Like, for another example, when running this company: my drive to learn how to do it well, is my dominion; whether it survives or not, is not. Make its survival entirely my domain, and I’m a wreck. Wrecks can’t run companies.
So, what’s the ‘secret’ of real confidence?
Confidence, real confidence, is vulnerable. It’s standing in the firm presence of the unknown, and knowing you must stand there. Accepting what I cannot control, feels vulnerable. Maggie watching her patient make bad choices in spite of her warnings, is vulnerable. Letting this company have its own destiny, but running it anyway, feels excruciatingly vulnerable. Knowing nothing about consulting people because you used to be an accountant, and doing it anyway, is vulnerable.
Vulnerability scares people. They parade around with mock confidence to mask how terrified it makes them feel. We’re not allowed to be vulnerable. We’re meant to have it all together. We’re meant to have all the answers. We’re meant to control all the outcomes. We’re meant to leap over buildings in a single bound.
But this is humanly impossible. So if we accept that we only have limited dominion over what is really and truly ‘ours’, then vulnerability is a very honest response inside true confidence.
Here’s another secret to confidence. Being open, and being willing to make mistakes (and a lot of them). It’s being receptive, and being curious. Which brings us back to being vulnerable.
And here’s the last secret to confidence. Faith. Confidence comes from the Latin root confidere—‘with faith’ or ‘with trust’. Notice that it does not mean trust ‘in something’ as in ‘trust in your capacities’, or ‘faith in your hot looks’, or ‘trust in your brain power’. Just plain old ‘with faith’, and nothing else added. No cape, no gold wristbands. Just you, standing there, with trust.
I have a dear friend and mentor who has been successfully consulting Fortune 500 companies for decades. I asked him how he does his work, and how he manages to feel so confident in such unpredictable high stakes circumstances. A bigger than life Italian from Boston, his Catholic roots support him. “Before every workshop, or before any big meeting, I say a prayer.” he replied. “I ask only that I be of service to the greater good. And when I’ve done that, I know everything will work out just as it is supposed to.” Looking at me with a sparkle in his eye, he finished, “I just trust.”

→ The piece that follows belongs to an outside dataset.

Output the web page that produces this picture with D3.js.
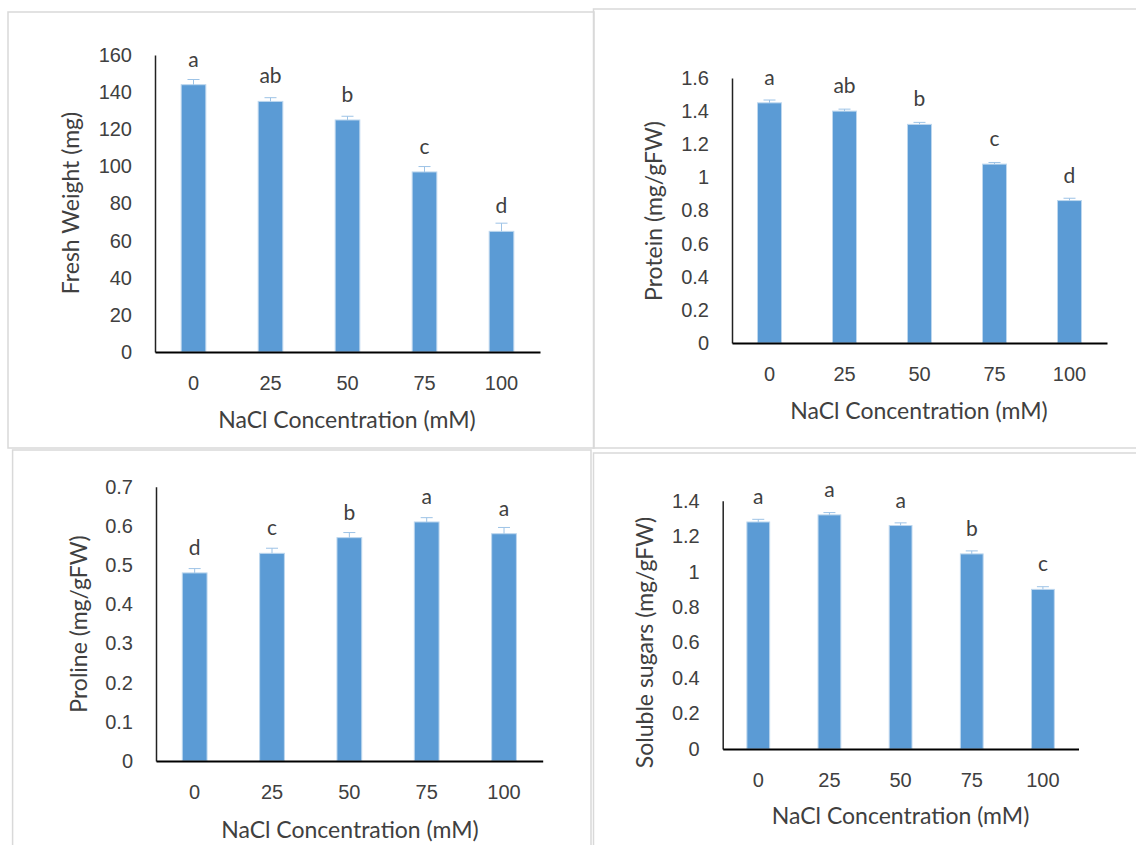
<!DOCTYPE html>
<html>
<head>
<meta charset="utf-8">
<script src="https://cdn.jsdelivr.net/npm/d3@7"></script>
<style>
	body { margin: 0; background: #fff; }
	svg { display: block; font-family: Lato, 'Open Sans', sans-serif; }
	.tick text { fill: #404040; font-size: 20px; }
	.title { fill: #404040; font-size: 23px; }
	.letter { fill: #404040; font-size: 21px; text-anchor: middle; }
	.frame { fill: none; stroke: #d9d9d9; stroke-width: 1.5; }
</style>
</head>
<body>
<div id="chart"></div>
<script>
// NaCl levels (mM)
let concentrations = ['0', '25', '50', '75', '100']

let freshWeight = [144, 135, 125, 97, 65]
let freshWeightErr = [2.8, 2, 2, 2.9, 4.4]
let freshWeightLetters = ['a', 'ab', 'b', 'c', 'd']
let freshWeightTicks = [0, 20, 40, 60, 80, 100, 120, 140, 160]

let protein = [1.45, 1.40, 1.32, 1.08, 0.86]
let proteinErr = [0.017, 0.012, 0.012, 0.01, 0.014]
let proteinLetters = ['a', 'ab', 'b', 'c', 'd']
let proteinTicks = [0, 0.2, 0.4, 0.6, 0.8, 1, 1.2, 1.4, 1.6]

let proline = [0.48, 0.53, 0.57, 0.61, 0.58]
let prolineErr = [0.011, 0.013, 0.013, 0.011, 0.016]
let prolineLetters = ['d', 'c', 'b', 'a', 'a']
let prolineTicks = [0, 0.1, 0.2, 0.3, 0.4, 0.5, 0.6, 0.7]

let sugars = [1.28, 1.32, 1.26, 1.10, 0.90]
let sugarsErr = [0.015, 0.013, 0.015, 0.017, 0.015]
let sugarsLetters = ['a', 'a', 'a', 'b', 'c']
let sugarsTicks = [0, 0.2, 0.4, 0.6, 0.8, 1, 1.2, 1.4]

let svg = d3.select('#chart')
.append('svg')
.attr('width', 1136)
.attr('height', 845)

let panels = [
	{ values: freshWeight, err: freshWeightErr, letters: freshWeightLetters, ticks: freshWeightTicks,
	  yLabel: 'Fresh Weight (mg)', left: 155, right: 540, top: 55, bottom: 352,
	  yTitle: [73, 203], xTitle: [347, 422], frame: [8, 12, 594, 448] },
	{ values: protein, err: proteinErr, letters: proteinLetters, ticks: proteinTicks,
	  yLabel: 'Protein (mg/gFW)', left: 732, right: 1107, top: 78, bottom: 343,
	  yTitle: [656, 211], xTitle: [919, 413], frame: [593.5, 9, 1140, 448] },
	{ values: proline, err: prolineErr, letters: prolineLetters, ticks: prolineTicks,
	  yLabel: 'Proline (mg/gFW)', left: 156, right: 542.7, top: 486.7, bottom: 761,
	  yTitle: [81, 624], xTitle: [350, 832], frame: [12.6, 450, 591, 850] },
	{ values: sugars, err: sugarsErr, letters: sugarsLetters, ticks: sugarsTicks,
	  yLabel: 'Soluble sugars (mg/gFW)', left: 722.7, right: 1078.5, top: 500.7, bottom: 749,
	  yTitle: [647.5, 642.5], xTitle: [900.6, 818], frame: [593.5, 453, 1140, 850] }
]

function drawPanel(p) {
	let g = svg.append('g')

	g.append('rect')
	.attr('class', 'frame')
	.attr('x', p.frame[0])
	.attr('y', p.frame[1])
	.attr('width', p.frame[2] - p.frame[0])
	.attr('height', p.frame[3] - p.frame[1])

	let x = d3.scaleBand()
	.domain(concentrations)
	.range([p.left, p.right])
	.paddingInner(0.68)
	.paddingOuter(0.34)

	let y = d3.scaleLinear()
	.domain([0, d3.max(p.ticks)])
	.range([p.bottom, p.top])

	let data = concentrations.map((c, i) => ({ c, v: p.values[i], e: p.err[i], l: p.letters[i] }))

	g.selectAll('.bar')
	.data(data)
	.join('rect')
	.attr('class', 'bar')
	.attr('x', d => x(d.c))
	.attr('y', d => y(d.v))
	.attr('width', x.bandwidth())
	.attr('height', d => y(0) - y(d.v))
	.attr('fill', '#5b9bd5')
	.attr('stroke', '#bdd7ee')
	.attr('stroke-width', 1)

	// upper error bars
	let cx = d => x(d.c) + x.bandwidth() / 2
	g.selectAll('.err')
	.data(data)
	.join('path')
	.attr('class', 'err')
	.attr('d', d => `M${cx(d)},${y(d.v)}V${y(d.v + d.e)}M${cx(d) - 6},${y(d.v + d.e)}H${cx(d) + 6}`)
	.attr('stroke', '#9dc3e6')
	.attr('stroke-width', 1)
	.attr('fill', 'none')

	g.selectAll('.letter')
	.data(data)
	.join('text')
	.attr('class', 'letter')
	.attr('x', cx)
	.attr('y', d => y(d.v) - 18)
	.text(d => d.l)

	let yAxis = g.append('g')
	.attr('transform', `translate(${p.left},0)`)
	.call(d3.axisLeft(y).tickValues(p.ticks).tickSize(0).tickPadding(23).tickFormat(d => String(+d.toFixed(1))))
	yAxis.select('.domain').attr('stroke', '#222').attr('stroke-width', 1.5)

	let xAxis = g.append('g')
	.attr('transform', `translate(0,${p.bottom})`)
	.call(d3.axisBottom(x).tickSize(0).tickPadding(24))
	xAxis.select('.domain').attr('stroke', '#000').attr('stroke-width', 2)

	g.selectAll('.tick text').attr('font-family', null).attr('font-size', null)

	g.append('text')
	.attr('class', 'title')
	.attr('x', p.xTitle[0])
	.attr('y', p.xTitle[1])
	.attr('text-anchor', 'middle')
	.attr('dominant-baseline', 'middle')
	.text('NaCl Concentration (mM)')

	g.append('text')
	.attr('class', 'title')
	.attr('transform', `translate(${p.yTitle[0]},${p.yTitle[1]}) rotate(-90)`)
	.attr('text-anchor', 'middle')
	.attr('dominant-baseline', 'middle')
	.text(p.yLabel)
}

panels.forEach(drawPanel)
</script>
</body>
</html>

Confidence is a way of being invites you to tap into a much more feminine sense of power, one that leans into the unknown. It’s more about presence than about prowess. And it’s more about befriending the free-fall, not having a net.
In fact, if you take just a moment right now you can even get a visceral sense of confidence. Just be present, still and quiet. Imagine you standing inside your domain, or your dominion. Just imagine it circling around you like a sense of all that you are. Then, lean into some sense of trust…and let go. That feeling you get in your body when you do all that…is confidence.
My father was quite a famous academic and public speaker. I asked him many years ago how he became so confident up there at the podium.
“I’m not confident,” he exclaimed, “I’m terrified! I never know what I’m going to say, or even if it will come out right.”
“But,” said I, “You don’t look terrified; you give terrific talks. How do you do that?”
“I just know,” he said, after a long quiet pause, “ that for reasons I’ll never understand, I’m supposed to be up there.”